# WORK REQUIRED:
Repeat word for word the lines from the top of the records through the line containing "ax = fig.add_axes([0.1083, 0.0688, 0.8770, 0.8989])", and skip the pictures.

# SUPPLIED RECORDS:
---+---
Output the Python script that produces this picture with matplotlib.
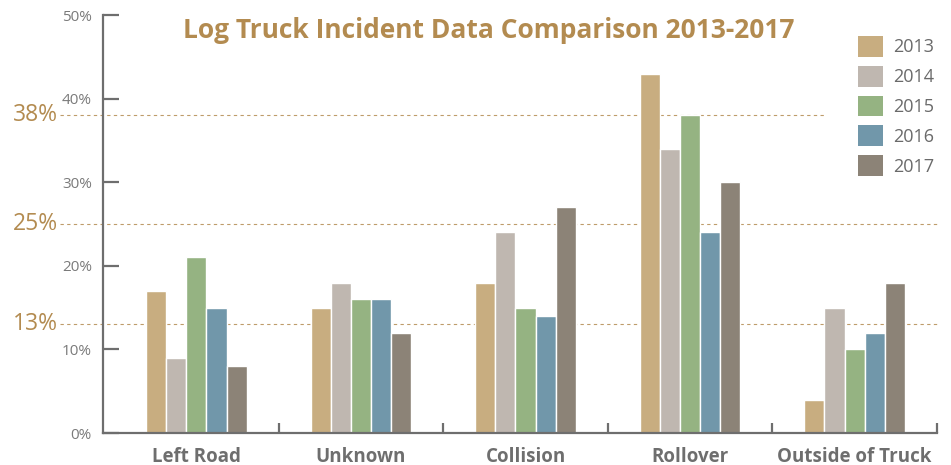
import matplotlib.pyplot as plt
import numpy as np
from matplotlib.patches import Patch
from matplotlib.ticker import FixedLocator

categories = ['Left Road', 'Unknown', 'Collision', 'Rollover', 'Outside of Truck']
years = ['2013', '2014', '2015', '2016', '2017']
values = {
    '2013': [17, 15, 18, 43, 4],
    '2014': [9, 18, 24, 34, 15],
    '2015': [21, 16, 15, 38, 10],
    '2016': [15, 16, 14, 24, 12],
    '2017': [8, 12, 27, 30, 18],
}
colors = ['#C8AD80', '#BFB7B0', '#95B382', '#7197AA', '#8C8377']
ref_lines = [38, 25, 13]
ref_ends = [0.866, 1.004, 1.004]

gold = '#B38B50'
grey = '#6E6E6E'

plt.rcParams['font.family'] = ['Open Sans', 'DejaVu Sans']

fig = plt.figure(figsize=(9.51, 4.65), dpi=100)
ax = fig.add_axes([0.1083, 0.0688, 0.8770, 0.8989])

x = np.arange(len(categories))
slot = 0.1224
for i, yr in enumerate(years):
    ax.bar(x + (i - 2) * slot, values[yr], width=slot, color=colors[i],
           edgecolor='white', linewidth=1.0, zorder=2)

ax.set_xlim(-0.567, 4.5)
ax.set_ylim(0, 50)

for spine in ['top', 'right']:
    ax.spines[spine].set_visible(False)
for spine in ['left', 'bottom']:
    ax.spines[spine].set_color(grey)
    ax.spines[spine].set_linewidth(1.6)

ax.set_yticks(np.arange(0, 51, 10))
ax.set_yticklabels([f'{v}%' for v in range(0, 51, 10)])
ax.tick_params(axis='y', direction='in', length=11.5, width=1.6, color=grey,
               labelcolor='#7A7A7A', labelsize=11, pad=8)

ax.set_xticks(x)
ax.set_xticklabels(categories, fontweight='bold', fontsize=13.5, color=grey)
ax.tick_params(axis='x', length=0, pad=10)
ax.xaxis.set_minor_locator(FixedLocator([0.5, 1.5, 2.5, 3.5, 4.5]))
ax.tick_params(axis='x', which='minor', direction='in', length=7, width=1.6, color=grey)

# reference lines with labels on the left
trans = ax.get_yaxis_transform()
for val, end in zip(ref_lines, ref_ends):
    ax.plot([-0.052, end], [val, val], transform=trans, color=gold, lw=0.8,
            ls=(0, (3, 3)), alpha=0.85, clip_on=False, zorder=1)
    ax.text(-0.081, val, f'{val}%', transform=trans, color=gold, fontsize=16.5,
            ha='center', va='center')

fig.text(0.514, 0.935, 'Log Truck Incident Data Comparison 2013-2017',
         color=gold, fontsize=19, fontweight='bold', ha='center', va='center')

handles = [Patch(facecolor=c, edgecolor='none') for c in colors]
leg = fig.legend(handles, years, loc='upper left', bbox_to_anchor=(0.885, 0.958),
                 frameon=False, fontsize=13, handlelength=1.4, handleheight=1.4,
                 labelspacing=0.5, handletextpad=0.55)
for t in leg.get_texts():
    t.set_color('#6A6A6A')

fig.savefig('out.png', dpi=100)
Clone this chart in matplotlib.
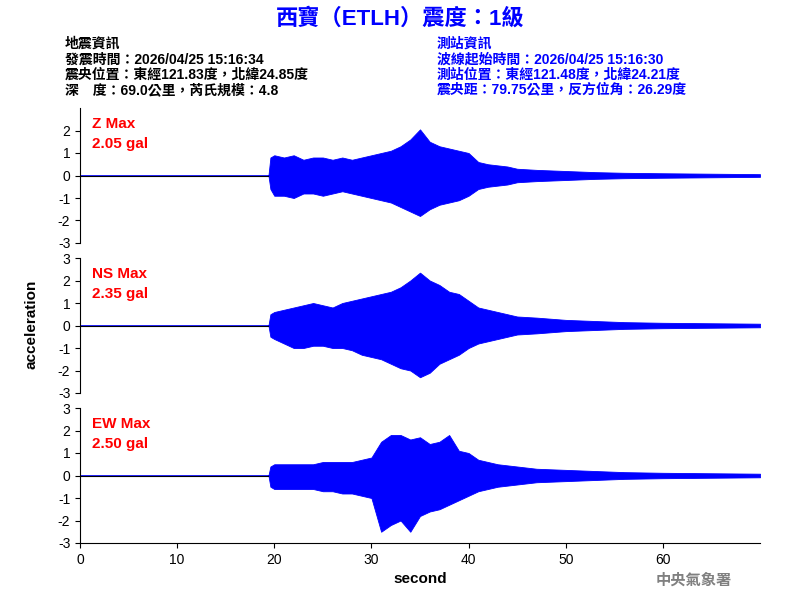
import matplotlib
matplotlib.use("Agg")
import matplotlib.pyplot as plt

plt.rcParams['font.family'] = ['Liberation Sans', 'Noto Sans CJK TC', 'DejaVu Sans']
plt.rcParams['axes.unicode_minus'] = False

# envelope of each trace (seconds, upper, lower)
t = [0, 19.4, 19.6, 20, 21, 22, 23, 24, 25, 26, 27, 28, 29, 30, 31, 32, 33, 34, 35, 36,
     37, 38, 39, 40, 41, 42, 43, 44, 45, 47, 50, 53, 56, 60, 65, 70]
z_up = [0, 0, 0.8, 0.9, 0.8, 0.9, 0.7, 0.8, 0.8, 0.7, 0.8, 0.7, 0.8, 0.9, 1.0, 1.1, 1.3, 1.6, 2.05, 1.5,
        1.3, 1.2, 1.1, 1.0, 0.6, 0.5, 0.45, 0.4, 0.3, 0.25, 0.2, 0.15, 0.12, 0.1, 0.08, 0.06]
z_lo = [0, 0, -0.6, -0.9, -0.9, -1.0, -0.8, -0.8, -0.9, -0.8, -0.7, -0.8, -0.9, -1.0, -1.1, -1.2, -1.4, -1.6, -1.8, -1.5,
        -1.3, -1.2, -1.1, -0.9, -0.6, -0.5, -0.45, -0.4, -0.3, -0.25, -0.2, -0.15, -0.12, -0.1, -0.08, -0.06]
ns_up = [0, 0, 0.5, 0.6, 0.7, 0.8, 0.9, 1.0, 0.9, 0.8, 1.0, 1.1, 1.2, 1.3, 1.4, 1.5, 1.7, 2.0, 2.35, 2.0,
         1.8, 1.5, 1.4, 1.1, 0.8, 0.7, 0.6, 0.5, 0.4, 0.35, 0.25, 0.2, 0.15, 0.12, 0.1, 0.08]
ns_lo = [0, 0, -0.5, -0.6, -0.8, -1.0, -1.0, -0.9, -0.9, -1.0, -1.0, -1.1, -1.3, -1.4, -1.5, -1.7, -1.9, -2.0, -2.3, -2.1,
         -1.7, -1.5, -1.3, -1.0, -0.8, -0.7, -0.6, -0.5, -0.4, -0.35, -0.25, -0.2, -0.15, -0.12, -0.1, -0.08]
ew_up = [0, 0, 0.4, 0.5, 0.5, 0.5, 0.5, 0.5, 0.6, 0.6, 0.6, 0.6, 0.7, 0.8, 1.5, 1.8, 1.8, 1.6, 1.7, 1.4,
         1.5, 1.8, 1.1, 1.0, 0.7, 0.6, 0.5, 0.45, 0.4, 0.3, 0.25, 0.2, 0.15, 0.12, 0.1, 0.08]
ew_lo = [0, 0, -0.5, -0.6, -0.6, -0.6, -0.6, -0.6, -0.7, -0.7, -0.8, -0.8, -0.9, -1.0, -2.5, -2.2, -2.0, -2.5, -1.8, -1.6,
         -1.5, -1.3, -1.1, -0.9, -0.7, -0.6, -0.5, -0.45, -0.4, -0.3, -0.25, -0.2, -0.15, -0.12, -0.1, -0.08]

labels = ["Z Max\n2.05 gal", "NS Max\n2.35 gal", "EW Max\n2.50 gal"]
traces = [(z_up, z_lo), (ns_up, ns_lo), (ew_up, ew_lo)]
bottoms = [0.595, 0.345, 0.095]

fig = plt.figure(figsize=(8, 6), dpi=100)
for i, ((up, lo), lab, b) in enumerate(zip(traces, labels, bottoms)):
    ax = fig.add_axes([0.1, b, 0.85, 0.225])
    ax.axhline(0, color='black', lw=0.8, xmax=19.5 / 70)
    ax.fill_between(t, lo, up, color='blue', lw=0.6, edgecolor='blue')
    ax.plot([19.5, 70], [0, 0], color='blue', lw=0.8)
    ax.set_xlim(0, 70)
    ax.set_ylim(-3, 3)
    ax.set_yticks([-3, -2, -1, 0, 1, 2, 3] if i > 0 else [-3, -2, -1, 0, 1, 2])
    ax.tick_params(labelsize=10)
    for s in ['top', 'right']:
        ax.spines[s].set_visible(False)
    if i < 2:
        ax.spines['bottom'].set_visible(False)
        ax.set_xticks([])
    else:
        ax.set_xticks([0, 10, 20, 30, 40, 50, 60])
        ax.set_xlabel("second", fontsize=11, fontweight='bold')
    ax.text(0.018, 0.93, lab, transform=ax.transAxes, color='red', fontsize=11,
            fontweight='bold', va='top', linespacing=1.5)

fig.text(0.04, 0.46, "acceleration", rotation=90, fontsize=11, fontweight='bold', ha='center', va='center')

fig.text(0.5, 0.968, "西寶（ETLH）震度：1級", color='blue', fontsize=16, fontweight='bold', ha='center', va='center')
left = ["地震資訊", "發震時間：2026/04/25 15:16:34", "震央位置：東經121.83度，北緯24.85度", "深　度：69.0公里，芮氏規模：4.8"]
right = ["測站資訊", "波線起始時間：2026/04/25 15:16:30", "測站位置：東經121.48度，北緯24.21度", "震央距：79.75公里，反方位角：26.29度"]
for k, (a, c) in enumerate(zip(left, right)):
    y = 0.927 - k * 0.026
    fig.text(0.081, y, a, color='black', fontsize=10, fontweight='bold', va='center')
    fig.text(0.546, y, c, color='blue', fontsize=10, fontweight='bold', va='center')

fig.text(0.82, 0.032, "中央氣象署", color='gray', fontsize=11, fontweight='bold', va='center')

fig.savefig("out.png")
---+---
# EXPECTED ANSWER:
Output the Python script that produces this picture with matplotlib.
import matplotlib.pyplot as plt
import numpy as np
from matplotlib.patches import Patch
from matplotlib.ticker import FixedLocator

categories = ['Left Road', 'Unknown', 'Collision', 'Rollover', 'Outside of Truck']
years = ['2013', '2014', '2015', '2016', '2017']
values = {
    '2013': [17, 15, 18, 43, 4],
    '2014': [9, 18, 24, 34, 15],
    '2015': [21, 16, 15, 38, 10],
    '2016': [15, 16, 14, 24, 12],
    '2017': [8, 12, 27, 30, 18],
}
colors = ['#C8AD80', '#BFB7B0', '#95B382', '#7197AA', '#8C8377']
ref_lines = [38, 25, 13]
ref_ends = [0.866, 1.004, 1.004]

gold = '#B38B50'
grey = '#6E6E6E'

plt.rcParams['font.family'] = ['Open Sans', 'DejaVu Sans']

fig = plt.figure(figsize=(9.51, 4.65), dpi=100)
ax = fig.add_axes([0.1083, 0.0688, 0.8770, 0.8989])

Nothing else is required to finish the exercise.